Net realized profit on a "6-cent arbitrage": about 0.5-1 cent per dollar, on a position that ties up capital for the lifetime of the contract and exposes you to cluster mis-grouping risk if the "Other" outcome was specified weirdly.

That is the vig wall in practice. The displayed overround was 6 cents. The actual overround net of frictions was 4-5 cents (the wall). The amount you can extract via arbitrage is the spread above the wall, not the full displayed spread.

What the Wall Means for the EE Indicator

The event-overround indicator on the pm-indicator-stack is computed as the raw sum minus 1. That number includes the vig wall. To get the tradable overround, you have to subtract the wall — which depends on the number of outcomes and the venue and the category.

The simpler use of EE is not "level" but "change." A market with persistent EE = +0.06 is at its normal vig wall and has no arbitrage. A market where EE moves from +0.06 to +0.10 over a few hours is not a market where the vig wall is widening — vig walls are sticky. It is a market where the level above the wall is widening, which is a real signal: someone is over-pricing the certainty of the field. That is where trades live.

The opposite case — EE moving from +0.06 to +0.02 — is also signal. The level above the wall has narrowed, which means the market has gotten more efficient at pricing the field. This often happens around catalysts: the field uncertainty resolves toward a single candidate, and the structural overround goes away.

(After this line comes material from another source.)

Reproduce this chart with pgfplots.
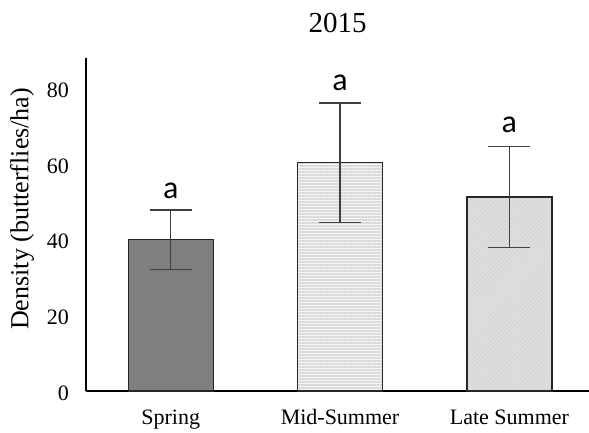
\documentclass[border=0pt]{standalone}
\usepackage{fontspec}
\setmainfont{Liberation Serif}
\newfontfamily\carlito{Carlito}
\usepackage{pgfplots}
\pgfplotsset{compat=1.18}
\usetikzlibrary{patterns.meta}
\definecolor{springfill}{HTML}{7F7F7F}
\definecolor{midfill}{HTML}{F5F5F5}
\definecolor{midline}{HTML}{D9D9D9}
\definecolor{latefill}{HTML}{DFDFDF}
\definecolor{lateline}{HTML}{CFCFCF}
\definecolor{barborder}{HTML}{262626}
\definecolor{errcol}{HTML}{404040}
\begin{document}
\begin{tikzpicture}
\begin{axis}[
  scale only axis,
  width=503bp, height=333bp,
  xmin=-0.5, xmax=2.47,
  ymin=0, ymax=88,
  axis lines*=left,
  axis line style={black, line width=1.2bp},
  xtick={0,1,2},
  xticklabels={Spring, Mid-Summer, Late Summer},
  ytick={0,20,40,60,80},
  major tick length=0pt,
  tick style={draw=none},
  /pgf/number format/assume math mode=true,
  yticklabel style={font=\fontsize{22bp}{26bp}\selectfont, inner sep=0pt, anchor=east, xshift=-17bp, yshift=-2bp},
  xticklabel style={font=\fontsize{22bp}{26bp}\selectfont, inner sep=0pt, anchor=north, text height=15bp, text depth=5bp, yshift=-18bp},
  ylabel={Density (butterflies/ha)},
  ylabel style={font=\fontsize{26bp}{30bp}\selectfont, at={(axis description cs:-0.1272,0.547)}, anchor=center, rotate=0},
  title={2015},
  title style={font=\fontsize{29bp}{34bp}\selectfont, at={(axis description cs:0.5,1)}, anchor=base, yshift=20bp},
  ybar, bar width=85bp, bar shift=0pt,
  clip=false,
]
\coordinate (O) at (rel axis cs:0,0);
\addplot[draw=barborder, line width=1.3bp, fill=springfill,
  error bars/.cd, y dir=both, y explicit, error mark=-,
  error bar style={errcol, line width=1.3bp},
  error mark options={errcol, line width=1.3bp, mark size=21bp, rotate=90}]
  coordinates {(0,40) +- (0,7.8)};
\addplot[draw=barborder, line width=1.3bp, fill=midfill,
  postaction={pattern={Lines[angle=0,distance=3bp,line width=1.8bp]}, pattern color=midline},
  error bars/.cd, y dir=both, y explicit, error mark=-,
  error bar style={errcol, line width=1.3bp},
  error mark options={errcol, line width=1.3bp, mark size=21bp, rotate=90}]
  coordinates {(1,60.3) +- (0,15.8)};
\addplot[draw=barborder, line width=1.3bp, fill=latefill,
  postaction={pattern={Lines[angle=45,distance=3bp,line width=0.5bp]}, pattern color=lateline},
  error bars/.cd, y dir=both, y explicit, error mark=-,
  error bar style={errcol, line width=1.3bp},
  error mark options={errcol, line width=1.3bp, mark size=21bp, rotate=90}]
  coordinates {(2,51.3) +- (0,13.4)};
\node[font=\carlito\fontsize{32bp}{36bp}\selectfont, anchor=base, inner sep=0pt] at (axis cs:0,47.8) [yshift=12bp] {a};
\node[font=\carlito\fontsize{32bp}{36bp}\selectfont, anchor=base, inner sep=0pt] at (axis cs:1,76.1) [yshift=13bp] {a};
\node[font=\carlito\fontsize{32bp}{36bp}\selectfont, anchor=base, inner sep=0pt] at (axis cs:2,64.7) [yshift=14bp] {a};
\end{axis}
\pgfresetboundingbox
\path[use as bounding box] ([shift={(-86bp,-42bp)}]O) rectangle ([shift={(503bp,391bp)}]O);
\end{tikzpicture}
\end{document}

The the-overround-illusion opinion piece argues this point in detail. The TL;DR is that you should never look at raw EE as a tradable number. You should look at EE relative to the vig wall for that contract's category, and you should look at changes in EE over time. Both of those framings respect that the wall is structural and the wall is not the trade.

Where the Wall Breaks Down

A few cases where the vig wall framework gets fuzzy.

Illiquid multi-outcome events. When the orderbook on each outcome has only one or two resting orders, there is no real "maker" charging the wall. The displayed mid is whoever happened to put up the last quote. EE on these markets can be wildly negative or wildly positive, but neither side is tradable because the depth supporting either trade is zero. The wall does not apply because there is no maker to maintain it.

Brand-new multi-outcome events. During phase 1 and phase 2 of new market formation, the wall has not stabilized yet. The makers are still figuring out where each outcome should clear, and the per-outcome adverse selection charges are inflated to cover the discovery uncertainty. Walls of 8-15 cents on small events are common in the first 24 hours and shrink to the 2-4 cent normal range after the contract has had a day to stabilize.

Mismatched outcome sets across venues. If Kalshi's version of an event lists 5 outcomes and Polymarket's version lists 8 outcomes (with 3 long-shot candidates added), the walls on the two are not comparable. Kalshi's smaller outcome set will have a smaller wall, which makes it look like Kalshi is "more efficient" — but actually the two contracts have different definitions and the comparison is not meaningful.

The "Other" outcome can hide all of this. If the multi-outcome event has an "Other" or "Field" outcome that captures everything not enumerated, the displayed sum should always be very close to 1.0 by construction (because Other catches the remainder). Markets with "Other" have small displayed EE almost regardless of how the named outcomes are priced. The vig wall is buried inside the per-outcome spreads rather than the aggregate sum, so the EE indicator is misleading on these contracts. Look at the spreads, not the sum.

How This Connects to the Stack

The vig wall is the answer to the most common naive trade in multi-outcome events: "the sum is over 1, free money." The vig wall says: there is a floor below which the sum cannot go, and that floor is the makers' adverse selection charge, and you cannot extract anything below it.

The framework lives at the interface between stage 1 and stage 2 of the valuation funnel. Stage 1 surfaces multi-outcome events with high displayed EE (sf scan --by-overround). Stage 2 is where you check the wall — pull the orderbook, count the outcomes, estimate the per-outcome adverse selection charge, compute the structural wall, and see how much of the displayed EE is above the wall. Most candidates die at this step. The ones that survive are the ones where the level above the wall is wide enough to cover slippage and fees, which is rare.

For the philosophy, see the-overround-illusion. For the per-outcome economics, see the upcoming maker-taker-regime-in-pms and adverse-selection-on-prediction-markets concept pages, which formalize the maker compensation that the wall represents. For implementation, see computing-event-overround-from-multi-outcome-events — the computation is just a sum, but the interpretation is what this page is about.

The vig wall framing changed how I look at multi-outcome events. Before I understood the wall I would chase any cluster with EE > 0 and lose money on slippage. Now I look at the delta on EE — is it changing? — and I only trade when the change is decisive enough to mean something beyond the structural floor. That filter eliminates about 95% of the candidates I used to take. The remaining 5% are real, and they pay better because I am not wasting capital on the noise.